The three stage, solid propellant “missile was test-fired from a mobile launcher from the launch complex-4 of the Integrated Test Range (ITR) at about 8.06 hours,” ITR Director M V K V Prasad said.
“The missile, witnessed a flawless ‘auto launch’ and detailed results will be known after all data retrieved from different radars and network systems,” he added.
With a range of 5000 km, the nuclear-capable missile can carry a warhead in the east as far as all of China and in the west all over Europe.
The three-stage missile is about 17 metres long and weighs 50 tons. The first rocket engine takes it to a height of about 40 kilometres. The second stage pushes it to about 150 kilometres. The third stage takes it to about 300 kilometres above the Earth.

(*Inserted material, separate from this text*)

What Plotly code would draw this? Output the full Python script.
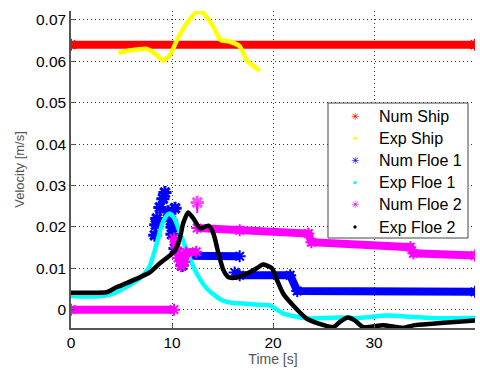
import plotly.graph_objects as go

# ---- data -------------------------------------------------------------
# Num Ship (constant speed)
num_ship_t = [0, 40]
num_ship_v = [0.064, 0.064]

# Exp Ship
exp_ship_t = [4.7, 5.5, 6.3, 7.0, 7.5, 8.5, 9.1, 9.8, 10.5, 11.5, 12.5, 13.1,
              14.1, 14.8, 15.7, 16.7, 17.4, 18.0, 18.7]
exp_ship_v = [0.0620, 0.0625, 0.0628, 0.0630, 0.0630, 0.0615, 0.0602, 0.0615,
              0.0652, 0.0693, 0.0720, 0.0716, 0.0684, 0.0652, 0.0648, 0.0636,
              0.0603, 0.0590, 0.0577]

# Num Floe 1: scattered points at impact, then two plateaus
num_f1_pts_t = [9.3, 9.1, 8.8, 10.3, 8.5, 9.6, 10.0, 8.3, 10.0, 10.3, 11.0, 8.4, 9.9]
num_f1_pts_v = [0.0283, 0.0268, 0.0247, 0.0245, 0.0220, 0.0236, 0.0199, 0.0180,
                0.0182, 0.0148, 0.0107, 0.0205, 0.0215]
num_f1_a_t = [11.2, 16.7]
num_f1_a_v = [0.0130, 0.0129]
num_f1_b_t = [16.2, 16.7, 21.7, 22.4, 40.0]
num_f1_b_v = [0.0090, 0.0083, 0.0083, 0.0045, 0.0043]

# Exp Floe 1
exp_f1_t = [0, 1, 2, 3, 3.8, 4.5, 5.5, 6.5, 7.2, 7.8, 8.2, 8.6, 9.0, 9.4, 9.7,
            10.0, 10.4, 10.8, 11.2, 11.6, 12.0, 12.5, 13.0, 13.5, 14.2, 15.0,
            16.0, 17.0, 18.5, 19.7, 21.0, 23.3, 26.6, 28.6, 31.3, 33.9, 36.5,
            39.5, 40.0]
exp_f1_v = [0.0033, 0.0032, 0.0032, 0.0033, 0.0036, 0.0042, 0.0055, 0.0070,
            0.0085, 0.0105, 0.0135, 0.0170, 0.0205, 0.0225, 0.0232, 0.0228,
            0.0212, 0.0185, 0.0160, 0.0135, 0.0110, 0.0085, 0.0065, 0.0050,
            0.0035, 0.0022, 0.0016, 0.0015, 0.0012, 0.0010, -0.0009, -0.0021,
            -0.0019, -0.0020, -0.0014, -0.0018, -0.0021, -0.0020, -0.0020]

# Num Floe 2: at rest, transition cluster, isolated peak, then plateau
num_f2_a_t = [0, 10.2]
num_f2_a_v = [0.0, 0.0]
num_f2_b_t = [10.2, 10.4, 10.6, 10.9, 11.2, 11.4, 12.4]
num_f2_b_v = [0.0172, 0.0150, 0.0125, 0.0105, 0.0115, 0.0138, 0.0140]
num_f2_c_t = [12.5, 12.5]
num_f2_c_v = [0.0259, 0.0233]
num_f2_d_t = [12.5, 16.7, 23.5, 23.8, 33.6, 33.9, 40.0]
num_f2_d_v = [0.0197, 0.0192, 0.0184, 0.0163, 0.0151, 0.0136, 0.0131]

# Exp Floe 2
exp_f2_t = [0, 2, 3.5, 4.5, 5.5, 6.8, 7.8, 8.8, 9.8, 10.3, 10.8, 11.1, 11.6,
            12.1, 12.8, 13.6, 14.1, 14.6, 15.1, 15.6, 16.2, 16.7, 17.5, 18.4,
            19.0, 19.9, 20.4, 21.0, 22.0, 23.3, 24.7, 26.0, 26.6, 27.4, 28.1,
            28.9, 30.9, 32.9, 33.9, 35.8, 38.0, 40.0]
exp_f2_v = [0.0041, 0.0041, 0.0042, 0.0054, 0.0064, 0.0078, 0.0090, 0.0112,
            0.0131, 0.0143, 0.0175, 0.0208, 0.0235, 0.0221, 0.0196, 0.0203,
            0.0184, 0.0136, 0.0095, 0.0078, 0.0077, 0.0080, 0.0088, 0.0100,
            0.0109, 0.0100, 0.0071, 0.0039, 0.0010, -0.0021, -0.0035, -0.0042,
            -0.0030, -0.0019, -0.0026, -0.0042, -0.0038, -0.0044, -0.0038,
            -0.0034, -0.0030, -0.0026]

x_ticks = [0, 10, 20, 30, 40]
y_ticks = [0, 0.01, 0.02, 0.03, 0.04, 0.05, 0.06, 0.07]
y_tick_text = ["0", "0.01", "0.02", "0.03", "0.04", "0.05", "0.06", "0.07"]

legend_names = ["Num Ship", "Exp Ship", "Num Floe 1", "Exp Floe 1", "Num Floe 2", "Exp Floe 2"]

RED, YELLOW, BLUE, CYAN, MAGENTA, BLACK = "#ff0000", "#ffff00", "#0000ff", "#00ffff", "#ff00ff", "#000000"
legend_colors = [RED, YELLOW, BLUE, CYAN, MAGENTA, BLACK]
legend_is_star = [True, False, True, False, True, False]
FONT = "Arial, Liberation Sans, sans-serif"

# plot area in pixels (figure is 480 x 371)
PL, PR, PT, PB = 71, 475, 11, 328


def px_x(px):
    """Pixel column -> paper (plot-area) fraction."""
    return (px - PL) / (PR - PL)


def px_y(py):
    """Pixel row -> paper (plot-area) fraction."""
    return (PB - py) / (PB - PT)


fig = go.Figure()


def star_band(t, v, color, width=8, size=10):
    """Thick band of '*' markers."""
    fig.add_trace(go.Scatter(
        x=t, y=v, mode="lines+markers", showlegend=False, hoverinfo="skip",
        line=dict(color=color, width=width),
        marker=dict(symbol="asterisk-open", size=size, color=color,
                    line=dict(color=color, width=2)),
    ))


def star_points(t, v, color, size=11):
    fig.add_trace(go.Scatter(
        x=t, y=v, mode="markers", showlegend=False, hoverinfo="skip",
        marker=dict(symbol="asterisk-open", size=size, color=color,
                    line=dict(color=color, width=3)),
    ))


def dot_line(t, v, color, width=4.5):
    fig.add_trace(go.Scatter(
        x=t, y=v, mode="lines", showlegend=False, hoverinfo="skip",
        line=dict(color=color, width=width, shape="spline", smoothing=0.6),
    ))


# drawing order: ship, floe 1, floe 2 (numerical first, then experimental)
star_band(num_ship_t, num_ship_v, RED)
dot_line(exp_ship_t, exp_ship_v, YELLOW)
star_points(num_f1_pts_t, num_f1_pts_v, BLUE)
star_band(num_f1_a_t, num_f1_a_v, BLUE)
star_band(num_f1_b_t, num_f1_b_v, BLUE)
dot_line(exp_f1_t, exp_f1_v, CYAN)
star_band(num_f2_a_t, num_f2_a_v, MAGENTA)
star_band(num_f2_b_t, num_f2_b_v, MAGENTA)
fig.add_trace(go.Scatter(
    x=num_f2_c_t, y=num_f2_c_v, mode="lines+markers", showlegend=False, hoverinfo="skip",
    line=dict(color=MAGENTA, width=2),
    marker=dict(symbol="asterisk-open", size=[11, 0], color=MAGENTA,
                line=dict(color=MAGENTA, width=3)),
))
star_band(num_f2_d_t, num_f2_d_v, MAGENTA)
dot_line(exp_f2_t, exp_f2_v, BLACK)

# ---- legend: white box, '*' glyphs, small dot shapes, labels -----------
LX0, LX1, LY0, LY1 = 328, 468, 103, 238
ROW0, ROW_STEP = 116, 22.2
SYM_X, TXT_X = 355, 377
DOT_R = 1.7
rows = [ROW0 + i * ROW_STEP for i in range(len(legend_names))]

shapes = [dict(type="rect", xref="paper", yref="paper",
               x0=px_x(LX0), x1=px_x(LX1), y0=px_y(LY1), y1=px_y(LY0),
               fillcolor="white", line=dict(color="#444444", width=1), layer="above")]
annotations = []
for y_row, name, color, is_star in zip(rows, legend_names, legend_colors, legend_is_star):
    if is_star:
        annotations.append(dict(
            x=px_x(SYM_X), y=px_y(y_row), xref="paper", yref="paper",
            text="\u2733", showarrow=False, xanchor="center", yanchor="middle",
            font=dict(family="DejaVu Sans", size=10, color=color)))
    else:
        shapes.append(dict(
            type="circle", xref="paper", yref="paper", layer="above",
            x0=px_x(SYM_X - DOT_R), x1=px_x(SYM_X + DOT_R),
            y0=px_y(y_row + DOT_R), y1=px_y(y_row - DOT_R),
            fillcolor=color, line=dict(width=0)))
    annotations.append(dict(
        x=px_x(TXT_X), y=px_y(y_row), xref="paper", yref="paper",
        text=name, showarrow=False, xanchor="left", yanchor="middle",
        font=dict(family=FONT, size=16, color="#000000")))

grid = dict(showgrid=True, gridcolor="#333333", gridwidth=1, griddash="1px,3px",
            zeroline=False, showline=True, linecolor="#555555", linewidth=1.5,
            ticks="inside", ticklen=4, tickcolor="#555555",
            tickfont=dict(family=FONT, size=15.5, color="#000000"))

fig.update_layout(
    width=480, height=371,
    margin=dict(l=PL, r=480 - PR, t=PT, b=371 - PB),
    paper_bgcolor="white", plot_bgcolor="white",
    font=dict(family=FONT),
    showlegend=False,
    xaxis=dict(range=[0, 40], tickvals=x_ticks, ticktext=[str(v) for v in x_ticks],
               title=dict(text="Time [s]", font=dict(family=FONT, size=14, color="#555555"),
                          standoff=4),
               **grid),
    yaxis=dict(range=[-0.00444, 0.07217], tickvals=y_ticks, ticktext=y_tick_text,
               title=dict(text="Velocity [m/s]", font=dict(family=FONT, size=13, color="#555555"),
                          standoff=8),
               **grid),
    shapes=shapes,
    annotations=annotations,
)

fig.write_html("out.html")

And the missile finally reaches a height of about 800 kilometres.
The missile travels faster than a bullet and can carry 1000 kilogram of nuclear weapon. It can be launched only on direct orders from the Prime Minister; India hopes it turns out to be a weapon of peace not war.
Unlike other missiles of Agni series, the latest one ‘AGNI-5’, is most advanced having some new technologies incorporated with it in terms of navigation and guidance, warhead and engine, Mr Prasad said.

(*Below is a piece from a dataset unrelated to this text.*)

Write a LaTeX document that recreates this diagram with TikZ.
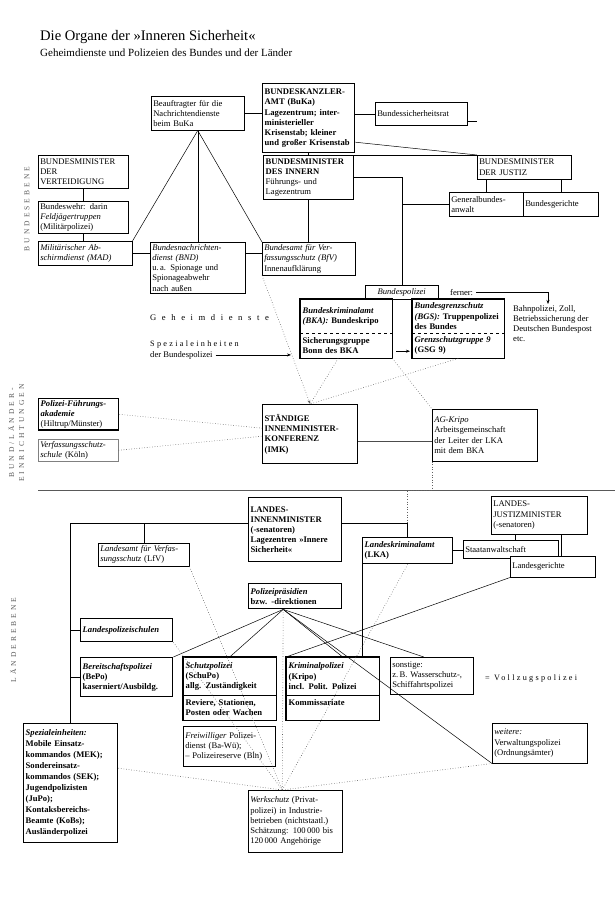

India carried out two successful tests of the basic version of Agni-5 in 2012 and 2013.
The development of Agni-5 began in 2009 and according to DRDO it will likely be inducted in 2015.
Agni-5 gives India the ability to launch nuclear weapons from land at will from anywhere in India. It will give India the ability to hit back or have second-strike capability even after a nuclear strike.
It was also a super charged farewell gift for DRDO chief Avinash Chander who retires today. India’s Integrated Missile Programme has been a resounding success with the Agni missiles giving the country a credible nuclear deterrence. As a scientist and team leader, Dr Avinash Chander has achieved significant success in his work.